Aries Moon

Saturday at last. My favorite thing to do is sleep late and have no agenda the first day of a long weekend. It sort of worked. Unfortunately, I woke up with both a headache and a very sore right shoulder. I took a hot shower and some Advil. How many Saturday mornings have I said that? Even when it's slow at work I manage to crank my neck out of whack. It's my opinion that I should stop typing for a living. Ha ha. It's my opinion that I should get back to the gym; this problem virtually stopped when I was working out twice a week. As for the shoulder, I've no idea what that's from but I'm ignoring it for now.

I pottered around for a few hours writing email, reading a few diaries, and working on my Georgian romance story. It amuses me no end to write it which is the sole reason I'm doing it. I've told myself for several years now that I can't write fiction. A couple of weeks ago I decided that's neither true nor fair, though I lack the ability to plot my way out of a paper bag. My reasons for saying I couldn't write fiction were based on allowing some friends to see an earlier, serious attempt at a Regency romance. It dismayed them so much they couldn't bring themselves to tell me how dire it was. It hurt my feelings very badly at the time, but I am now sorry I let failure stop me from having fun (and I don't hold it against the friends -- discretion is the better part of valor when it comes to friendship). So I'm writing a story, just for me. It's indecently fun to plagiarize Georgette Heyer. And I'm tired of letting failure be a stumbling block. It's two, two, two issues in one!

Around 3 o'clock John and I went to the Peninsula Humane Society to look for a dog.
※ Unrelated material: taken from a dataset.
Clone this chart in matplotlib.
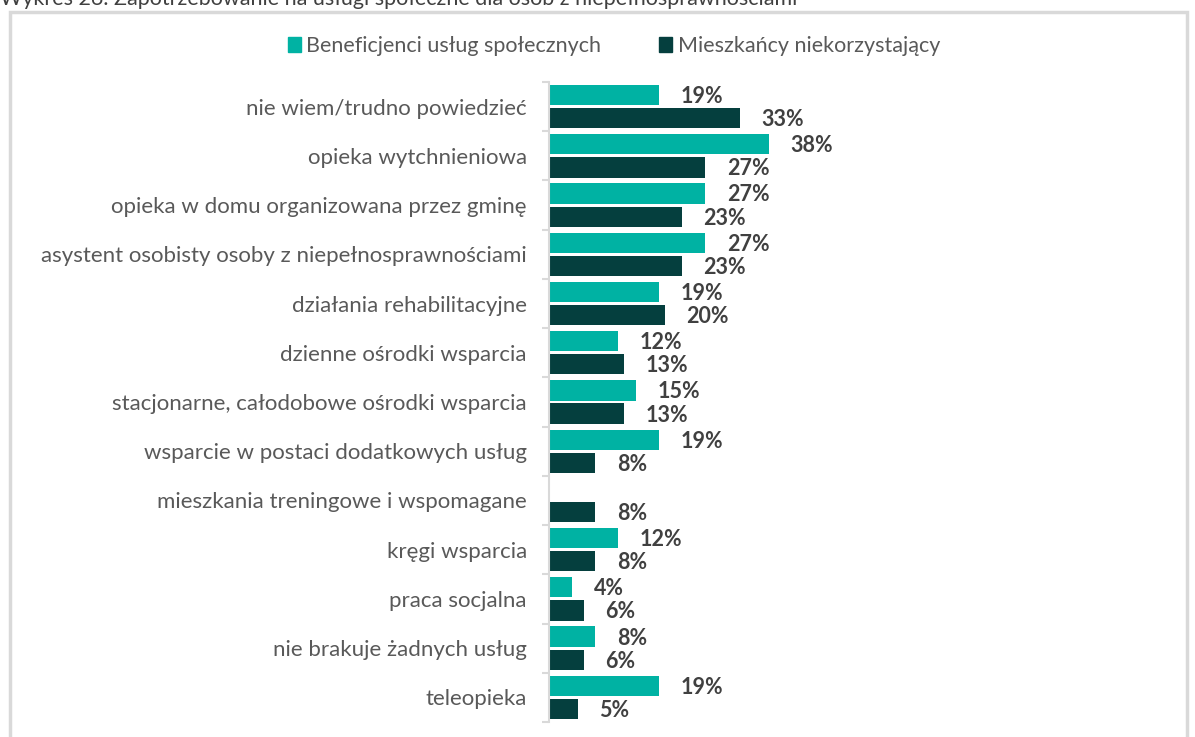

We saw a lovely German Shepherd and had a play session with her. She ignored us. She spent the entire time wandering around the play area sniffing and listening to other people and being distracted by birds. Even dog biscuits didn't get her to give us much attention. I knew she had had a hard life, and was shy, and so forth, but...I need a dog that likes us right away. A dog should want to come see us and lick us and play for a minute or two even during a first, short play session. This poor Shepherd needed a little more work than I felt we could give her. Maybe I'm wrong. Maybe I'm lazy, or my expectations are too high. But we didn't take her.

On an entirely different note, since I am no longer pursuing a degree in English literature and don't have to worry about reading things I'm "supposed" to read, I have decided to go back to my former pastime of trying to read popular sentimental and Gothic novels of the 18th century. I long to find a copy of Emmaline (1788) by Charlotte Smith which is at the top of my reading list and is years, not to say decades, out of print. I have already read Ann Radcliff's The Mysteries of Udolfo (1794) which was every bit as "horrid" as Catherine desired in Jane Austen's novel which makes fun of the Gothic craze, Northanger Abbey (1798-99). I should also like to find Radcliffe's The Italian (1797), Eliza Parson's The Castle of Wolfenbach (1793) and Mysterious Warnings (1796), Regina Maria Roche's Clermont (1798), Eleanor Sleath's The Orphan of the Rhine (1796), Peter Teuthold's Necromancer of the Black Forest (1794), Francis Lathom's Midnight Bell (1798), and Peter Will's Horrid Mysteries (1796), all mentioned by Austen in Northanger Abbey. I'd also like to read Charlotte Dacre's Zofloya; or The Moor, published in 1806 at the tag end of the Gothic novel's popularity.

This is my kind of reading program, you see. I have no interest in modern literature unless it's science fiction or mysteries. The 20th century was the age of the fantastic, and I'm a child of the 20th century. Give me a rousing space opera or clever crime novel over yet another tale of disfunctional families any old time, thanks. Oprah is recommending novels I will never, ever be interested in. The New York Times bears witness to the hundreds of books I won't buy. My love of language is for the archaic, not modern, and I want to know who my favorite authors read when they were young. I love to immerse myself in the 18th century.

And now I will go immerse myself in a hot bath. That should knock the last of this shoulder pain right out.